[GIVEN INSTRUCTION]: Skip the pictures and repeat each line of the data exactly.

[SOURCE MATERIAL]:
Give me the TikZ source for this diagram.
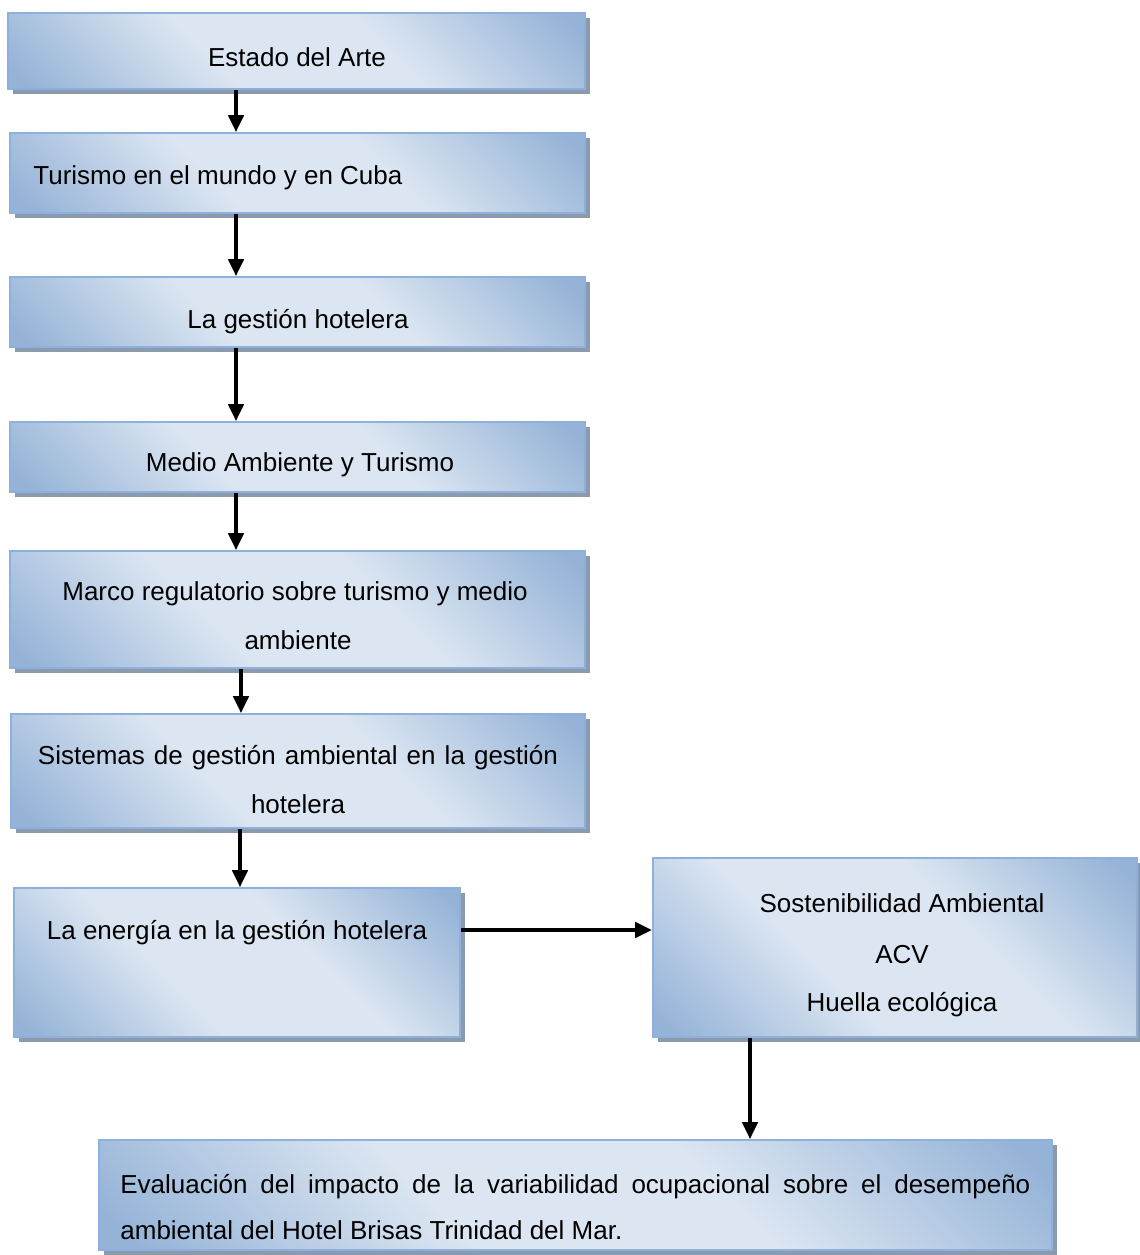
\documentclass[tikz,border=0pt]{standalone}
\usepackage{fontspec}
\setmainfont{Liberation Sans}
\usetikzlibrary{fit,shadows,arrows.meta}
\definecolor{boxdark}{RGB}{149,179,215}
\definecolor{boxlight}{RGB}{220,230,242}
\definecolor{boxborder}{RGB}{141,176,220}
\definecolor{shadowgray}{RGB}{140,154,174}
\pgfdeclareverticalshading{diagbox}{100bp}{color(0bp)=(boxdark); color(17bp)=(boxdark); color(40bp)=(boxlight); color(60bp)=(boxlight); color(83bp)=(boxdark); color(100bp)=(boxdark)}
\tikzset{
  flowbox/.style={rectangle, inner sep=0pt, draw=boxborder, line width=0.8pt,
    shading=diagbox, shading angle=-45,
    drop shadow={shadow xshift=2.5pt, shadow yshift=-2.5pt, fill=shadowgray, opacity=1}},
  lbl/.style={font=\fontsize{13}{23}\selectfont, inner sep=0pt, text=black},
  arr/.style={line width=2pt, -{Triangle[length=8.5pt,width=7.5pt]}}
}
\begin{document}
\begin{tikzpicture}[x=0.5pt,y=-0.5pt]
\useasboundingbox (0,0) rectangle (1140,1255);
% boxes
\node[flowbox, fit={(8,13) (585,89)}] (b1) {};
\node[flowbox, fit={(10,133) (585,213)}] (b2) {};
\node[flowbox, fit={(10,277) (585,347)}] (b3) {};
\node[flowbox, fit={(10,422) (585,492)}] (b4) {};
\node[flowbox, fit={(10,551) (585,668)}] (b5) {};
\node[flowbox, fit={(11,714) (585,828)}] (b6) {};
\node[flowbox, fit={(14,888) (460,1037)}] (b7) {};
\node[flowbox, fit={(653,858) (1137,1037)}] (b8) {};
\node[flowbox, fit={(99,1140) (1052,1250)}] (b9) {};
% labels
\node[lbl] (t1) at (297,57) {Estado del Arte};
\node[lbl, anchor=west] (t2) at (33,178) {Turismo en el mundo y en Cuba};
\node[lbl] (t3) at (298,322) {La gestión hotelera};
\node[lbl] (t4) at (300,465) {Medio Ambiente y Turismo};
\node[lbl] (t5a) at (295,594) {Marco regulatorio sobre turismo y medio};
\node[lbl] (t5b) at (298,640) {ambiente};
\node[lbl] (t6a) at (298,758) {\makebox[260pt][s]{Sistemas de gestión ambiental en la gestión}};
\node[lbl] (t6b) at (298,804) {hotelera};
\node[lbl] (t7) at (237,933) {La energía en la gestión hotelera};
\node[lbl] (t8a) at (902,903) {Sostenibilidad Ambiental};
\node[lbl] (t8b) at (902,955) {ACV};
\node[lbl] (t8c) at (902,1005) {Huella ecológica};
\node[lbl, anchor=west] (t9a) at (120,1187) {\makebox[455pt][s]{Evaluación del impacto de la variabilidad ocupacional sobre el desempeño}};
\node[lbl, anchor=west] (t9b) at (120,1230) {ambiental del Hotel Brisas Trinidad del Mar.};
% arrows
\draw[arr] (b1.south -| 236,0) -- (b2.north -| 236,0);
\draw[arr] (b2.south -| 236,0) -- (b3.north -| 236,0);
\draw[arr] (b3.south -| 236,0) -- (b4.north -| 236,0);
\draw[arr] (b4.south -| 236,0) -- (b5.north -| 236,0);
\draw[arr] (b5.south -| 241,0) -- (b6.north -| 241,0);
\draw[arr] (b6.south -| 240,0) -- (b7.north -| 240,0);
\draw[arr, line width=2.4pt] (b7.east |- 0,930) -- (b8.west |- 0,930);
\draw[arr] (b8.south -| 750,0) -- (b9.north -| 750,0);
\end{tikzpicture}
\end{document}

[COMPLETE OUTPUT]:
Give me the TikZ source for this diagram.
\documentclass[tikz,border=0pt]{standalone}
\usepackage{fontspec}
\setmainfont{Liberation Sans}
\usetikzlibrary{fit,shadows,arrows.meta}
\definecolor{boxdark}{RGB}{149,179,215}
\definecolor{boxlight}{RGB}{220,230,242}
\definecolor{boxborder}{RGB}{141,176,220}
\definecolor{shadowgray}{RGB}{140,154,174}
\pgfdeclareverticalshading{diagbox}{100bp}{color(0bp)=(boxdark); color(17bp)=(boxdark); color(40bp)=(boxlight); color(60bp)=(boxlight); color(83bp)=(boxdark); color(100bp)=(boxdark)}
\tikzset{
  flowbox/.style={rectangle, inner sep=0pt, draw=boxborder, line width=0.8pt,
    shading=diagbox, shading angle=-45,
    drop shadow={shadow xshift=2.5pt, shadow yshift=-2.5pt, fill=shadowgray, opacity=1}},
  lbl/.style={font=\fontsize{13}{23}\selectfont, inner sep=0pt, text=black},
  arr/.style={line width=2pt, -{Triangle[length=8.5pt,width=7.5pt]}}
}
\begin{document}
\begin{tikzpicture}[x=0.5pt,y=-0.5pt]
\useasboundingbox (0,0) rectangle (1140,1255);
% boxes
\node[flowbox, fit={(8,13) (585,89)}] (b1) {};
\node[flowbox, fit={(10,133) (585,213)}] (b2) {};
\node[flowbox, fit={(10,277) (585,347)}] (b3) {};
\node[flowbox, fit={(10,422) (585,492)}] (b4) {};
\node[flowbox, fit={(10,551) (585,668)}] (b5) {};
\node[flowbox, fit={(11,714) (585,828)}] (b6) {};
\node[flowbox, fit={(14,888) (460,1037)}] (b7) {};
\node[flowbox, fit={(653,858) (1137,1037)}] (b8) {};
\node[flowbox, fit={(99,1140) (1052,1250)}] (b9) {};
% labels
\node[lbl] (t1) at (297,57) {Estado del Arte};
\node[lbl, anchor=west] (t2) at (33,178) {Turismo en el mundo y en Cuba};
\node[lbl] (t3) at (298,322) {La gestión hotelera};
\node[lbl] (t4) at (300,465) {Medio Ambiente y Turismo};
\node[lbl] (t5a) at (295,594) {Marco regulatorio sobre turismo y medio};
\node[lbl] (t5b) at (298,640) {ambiente};
\node[lbl] (t6a) at (298,758) {\makebox[260pt][s]{Sistemas de gestión ambiental en la gestión}};
\node[lbl] (t6b) at (298,804) {hotelera};
\node[lbl] (t7) at (237,933) {La energía en la gestión hotelera};
\node[lbl] (t8a) at (902,903) {Sostenibilidad Ambiental};
\node[lbl] (t8b) at (902,955) {ACV};
\node[lbl] (t8c) at (902,1005) {Huella ecológica};
\node[lbl, anchor=west] (t9a) at (120,1187) {\makebox[455pt][s]{Evaluación del impacto de la variabilidad ocupacional sobre el desempeño}};
\node[lbl, anchor=west] (t9b) at (120,1230) {ambiental del Hotel Brisas Trinidad del Mar.};
% arrows
\draw[arr] (b1.south -| 236,0) -- (b2.north -| 236,0);
\draw[arr] (b2.south -| 236,0) -- (b3.north -| 236,0);
\draw[arr] (b3.south -| 236,0) -- (b4.north -| 236,0);
\draw[arr] (b4.south -| 236,0) -- (b5.north -| 236,0);
\draw[arr] (b5.south -| 241,0) -- (b6.north -| 241,0);
\draw[arr] (b6.south -| 240,0) -- (b7.north -| 240,0);
\draw[arr, line width=2.4pt] (b7.east |- 0,930) -- (b8.west |- 0,930);
\draw[arr] (b8.south -| 750,0) -- (b9.north -| 750,0);
\end{tikzpicture}
\end{document}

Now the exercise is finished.